◆ TASK DIRECTIONS: Begin with the first line of the material and write out each line exactly, ending with the line that contains "838, 927, 1042];". Pictures are not part of the copy.

*-*-*

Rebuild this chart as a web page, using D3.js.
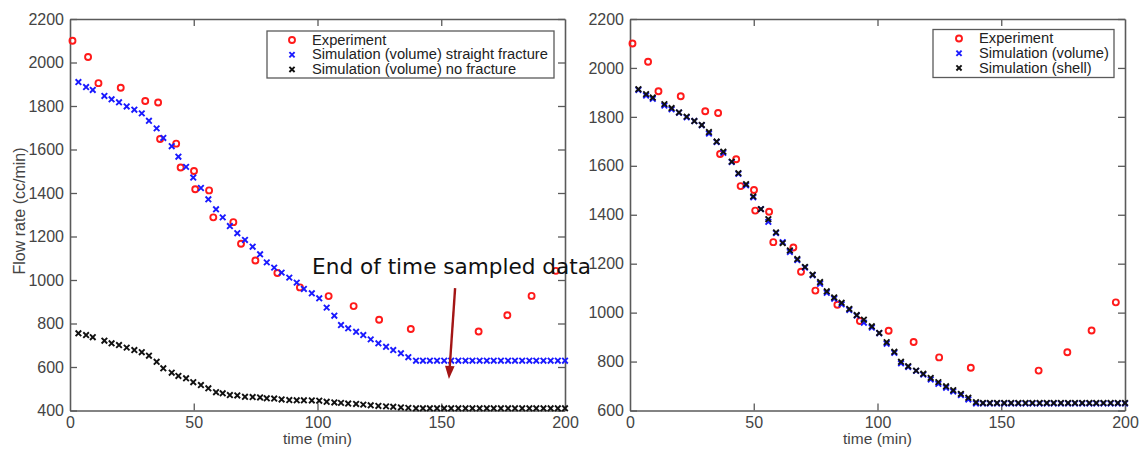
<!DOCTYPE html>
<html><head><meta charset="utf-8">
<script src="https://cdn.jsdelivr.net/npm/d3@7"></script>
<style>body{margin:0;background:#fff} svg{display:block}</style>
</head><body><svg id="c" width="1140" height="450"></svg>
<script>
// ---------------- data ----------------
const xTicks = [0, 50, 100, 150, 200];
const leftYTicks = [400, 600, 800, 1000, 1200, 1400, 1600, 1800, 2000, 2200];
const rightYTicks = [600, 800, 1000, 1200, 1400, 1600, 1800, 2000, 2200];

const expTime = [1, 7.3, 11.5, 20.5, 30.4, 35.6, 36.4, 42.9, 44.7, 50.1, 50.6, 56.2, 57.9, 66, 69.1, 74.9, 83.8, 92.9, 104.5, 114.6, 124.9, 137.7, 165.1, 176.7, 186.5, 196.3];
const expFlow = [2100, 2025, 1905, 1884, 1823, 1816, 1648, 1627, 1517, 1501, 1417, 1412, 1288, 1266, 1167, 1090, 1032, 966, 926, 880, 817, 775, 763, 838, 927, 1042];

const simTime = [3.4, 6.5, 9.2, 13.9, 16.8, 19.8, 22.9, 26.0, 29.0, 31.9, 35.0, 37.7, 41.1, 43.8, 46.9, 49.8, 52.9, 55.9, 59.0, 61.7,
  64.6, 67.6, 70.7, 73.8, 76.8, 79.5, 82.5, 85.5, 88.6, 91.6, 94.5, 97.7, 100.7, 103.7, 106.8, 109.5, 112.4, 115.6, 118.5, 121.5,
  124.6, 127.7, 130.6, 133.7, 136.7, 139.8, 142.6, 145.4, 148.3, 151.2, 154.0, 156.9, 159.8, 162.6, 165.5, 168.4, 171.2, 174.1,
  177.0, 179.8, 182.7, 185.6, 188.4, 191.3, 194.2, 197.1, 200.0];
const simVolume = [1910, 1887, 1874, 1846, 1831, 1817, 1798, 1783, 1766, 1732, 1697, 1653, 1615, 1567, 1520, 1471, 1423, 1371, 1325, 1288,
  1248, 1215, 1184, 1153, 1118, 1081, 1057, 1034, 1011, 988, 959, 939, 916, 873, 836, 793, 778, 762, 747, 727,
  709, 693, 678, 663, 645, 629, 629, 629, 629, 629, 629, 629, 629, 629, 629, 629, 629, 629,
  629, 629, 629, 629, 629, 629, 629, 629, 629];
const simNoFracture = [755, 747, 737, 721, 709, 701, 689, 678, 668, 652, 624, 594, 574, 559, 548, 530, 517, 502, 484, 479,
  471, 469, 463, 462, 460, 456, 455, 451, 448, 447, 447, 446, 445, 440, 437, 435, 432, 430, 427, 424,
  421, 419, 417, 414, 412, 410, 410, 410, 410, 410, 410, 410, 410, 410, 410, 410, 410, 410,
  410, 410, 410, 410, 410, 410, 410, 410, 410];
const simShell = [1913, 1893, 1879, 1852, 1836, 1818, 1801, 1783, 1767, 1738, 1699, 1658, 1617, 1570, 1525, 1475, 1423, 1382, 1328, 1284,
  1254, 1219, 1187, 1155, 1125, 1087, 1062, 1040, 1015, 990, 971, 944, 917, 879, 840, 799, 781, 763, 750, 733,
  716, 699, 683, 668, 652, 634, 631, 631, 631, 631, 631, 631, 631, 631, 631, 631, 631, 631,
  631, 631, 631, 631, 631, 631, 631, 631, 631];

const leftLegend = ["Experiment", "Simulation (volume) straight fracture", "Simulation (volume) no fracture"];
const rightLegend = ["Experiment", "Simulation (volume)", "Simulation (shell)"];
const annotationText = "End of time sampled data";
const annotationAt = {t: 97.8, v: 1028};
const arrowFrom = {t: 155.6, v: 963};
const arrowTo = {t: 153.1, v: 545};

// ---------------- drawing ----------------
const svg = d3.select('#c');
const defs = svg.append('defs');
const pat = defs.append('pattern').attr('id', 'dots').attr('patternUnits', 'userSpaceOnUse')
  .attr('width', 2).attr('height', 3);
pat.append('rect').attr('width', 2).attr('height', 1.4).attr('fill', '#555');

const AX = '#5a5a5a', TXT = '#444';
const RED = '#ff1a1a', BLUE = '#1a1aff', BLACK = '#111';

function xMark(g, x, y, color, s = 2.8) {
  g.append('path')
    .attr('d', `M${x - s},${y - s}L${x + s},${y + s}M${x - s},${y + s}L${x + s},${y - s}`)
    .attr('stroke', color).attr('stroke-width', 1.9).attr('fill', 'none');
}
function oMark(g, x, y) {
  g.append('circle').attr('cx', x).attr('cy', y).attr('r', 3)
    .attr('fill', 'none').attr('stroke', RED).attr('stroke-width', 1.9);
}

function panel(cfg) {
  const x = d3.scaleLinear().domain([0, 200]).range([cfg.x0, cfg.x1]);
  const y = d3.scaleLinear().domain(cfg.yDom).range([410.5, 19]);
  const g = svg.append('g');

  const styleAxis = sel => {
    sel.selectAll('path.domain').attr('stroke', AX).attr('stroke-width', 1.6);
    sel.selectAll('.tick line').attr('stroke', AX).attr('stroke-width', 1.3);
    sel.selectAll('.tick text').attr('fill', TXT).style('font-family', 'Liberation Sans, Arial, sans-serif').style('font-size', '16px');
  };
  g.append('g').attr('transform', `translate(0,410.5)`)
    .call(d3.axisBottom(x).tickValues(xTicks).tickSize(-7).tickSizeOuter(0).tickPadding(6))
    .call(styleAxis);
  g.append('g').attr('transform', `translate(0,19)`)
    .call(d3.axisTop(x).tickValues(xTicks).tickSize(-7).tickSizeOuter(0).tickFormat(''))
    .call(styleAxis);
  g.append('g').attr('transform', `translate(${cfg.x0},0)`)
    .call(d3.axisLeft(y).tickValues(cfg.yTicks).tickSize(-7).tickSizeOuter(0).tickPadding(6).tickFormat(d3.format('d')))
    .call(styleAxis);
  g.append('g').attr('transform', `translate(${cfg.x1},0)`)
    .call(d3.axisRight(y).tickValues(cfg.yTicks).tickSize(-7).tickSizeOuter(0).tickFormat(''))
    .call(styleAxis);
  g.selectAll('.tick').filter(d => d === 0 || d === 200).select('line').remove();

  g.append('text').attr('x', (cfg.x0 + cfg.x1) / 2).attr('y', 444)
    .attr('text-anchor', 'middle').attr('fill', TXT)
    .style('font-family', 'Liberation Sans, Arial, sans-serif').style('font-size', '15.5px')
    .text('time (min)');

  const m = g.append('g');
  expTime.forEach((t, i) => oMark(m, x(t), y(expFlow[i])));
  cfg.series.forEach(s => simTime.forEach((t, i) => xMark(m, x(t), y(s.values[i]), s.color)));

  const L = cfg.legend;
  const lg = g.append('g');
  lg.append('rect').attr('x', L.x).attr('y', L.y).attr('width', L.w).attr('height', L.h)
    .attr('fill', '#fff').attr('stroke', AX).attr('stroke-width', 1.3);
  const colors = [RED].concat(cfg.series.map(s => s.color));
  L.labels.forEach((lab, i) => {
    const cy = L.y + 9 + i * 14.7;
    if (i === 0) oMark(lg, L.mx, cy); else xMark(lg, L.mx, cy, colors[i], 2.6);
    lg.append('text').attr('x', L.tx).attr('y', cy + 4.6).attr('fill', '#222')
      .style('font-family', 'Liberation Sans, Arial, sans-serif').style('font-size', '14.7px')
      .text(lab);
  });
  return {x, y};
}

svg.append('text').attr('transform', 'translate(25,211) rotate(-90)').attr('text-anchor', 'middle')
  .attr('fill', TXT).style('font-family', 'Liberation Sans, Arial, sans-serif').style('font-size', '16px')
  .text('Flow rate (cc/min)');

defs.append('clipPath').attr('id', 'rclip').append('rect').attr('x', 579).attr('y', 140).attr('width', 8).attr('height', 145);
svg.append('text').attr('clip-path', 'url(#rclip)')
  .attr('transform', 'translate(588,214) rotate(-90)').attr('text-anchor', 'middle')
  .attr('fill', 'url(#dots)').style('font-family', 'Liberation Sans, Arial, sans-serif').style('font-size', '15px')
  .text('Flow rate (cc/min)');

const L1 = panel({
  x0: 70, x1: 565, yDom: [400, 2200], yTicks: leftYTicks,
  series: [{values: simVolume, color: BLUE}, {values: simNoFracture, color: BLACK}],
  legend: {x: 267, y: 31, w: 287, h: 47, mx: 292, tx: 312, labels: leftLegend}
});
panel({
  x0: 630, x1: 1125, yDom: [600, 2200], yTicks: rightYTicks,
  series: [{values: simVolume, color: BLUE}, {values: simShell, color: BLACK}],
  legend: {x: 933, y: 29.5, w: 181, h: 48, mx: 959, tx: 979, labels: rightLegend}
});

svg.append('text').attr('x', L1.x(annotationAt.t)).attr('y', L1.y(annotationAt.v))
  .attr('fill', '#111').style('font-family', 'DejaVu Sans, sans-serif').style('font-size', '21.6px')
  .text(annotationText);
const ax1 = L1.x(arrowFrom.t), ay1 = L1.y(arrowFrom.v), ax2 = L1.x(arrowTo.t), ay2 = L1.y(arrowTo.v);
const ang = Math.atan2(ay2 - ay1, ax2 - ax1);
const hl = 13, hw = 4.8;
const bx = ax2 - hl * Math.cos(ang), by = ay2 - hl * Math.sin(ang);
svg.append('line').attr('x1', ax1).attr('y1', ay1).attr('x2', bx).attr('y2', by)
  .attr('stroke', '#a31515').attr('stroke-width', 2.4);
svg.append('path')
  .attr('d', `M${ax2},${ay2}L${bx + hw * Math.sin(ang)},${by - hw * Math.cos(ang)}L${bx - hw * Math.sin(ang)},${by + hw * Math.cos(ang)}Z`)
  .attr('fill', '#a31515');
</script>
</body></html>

*-*-*

◆ THE COMPLETED TASK:
Rebuild this chart as a web page, using D3.js.
<!DOCTYPE html>
<html><head><meta charset="utf-8">
<script src="https://cdn.jsdelivr.net/npm/d3@7"></script>
<style>body{margin:0;background:#fff} svg{display:block}</style>
</head><body><svg id="c" width="1140" height="450"></svg>
<script>
// ---------------- data ----------------
const xTicks = [0, 50, 100, 150, 200];
const leftYTicks = [400, 600, 800, 1000, 1200, 1400, 1600, 1800, 2000, 2200];
const rightYTicks = [600, 800, 1000, 1200, 1400, 1600, 1800, 2000, 2200];

const expTime = [1, 7.3, 11.5, 20.5, 30.4, 35.6, 36.4, 42.9, 44.7, 50.1, 50.6, 56.2, 57.9, 66, 69.1, 74.9, 83.8, 92.9, 104.5, 114.6, 124.9, 137.7, 165.1, 176.7, 186.5, 196.3];
const expFlow = [2100, 2025, 1905, 1884, 1823, 1816, 1648, 1627, 1517, 1501, 1417, 1412, 1288, 1266, 1167, 1090, 1032, 966, 926, 880, 817, 775, 763, 838, 927, 1042];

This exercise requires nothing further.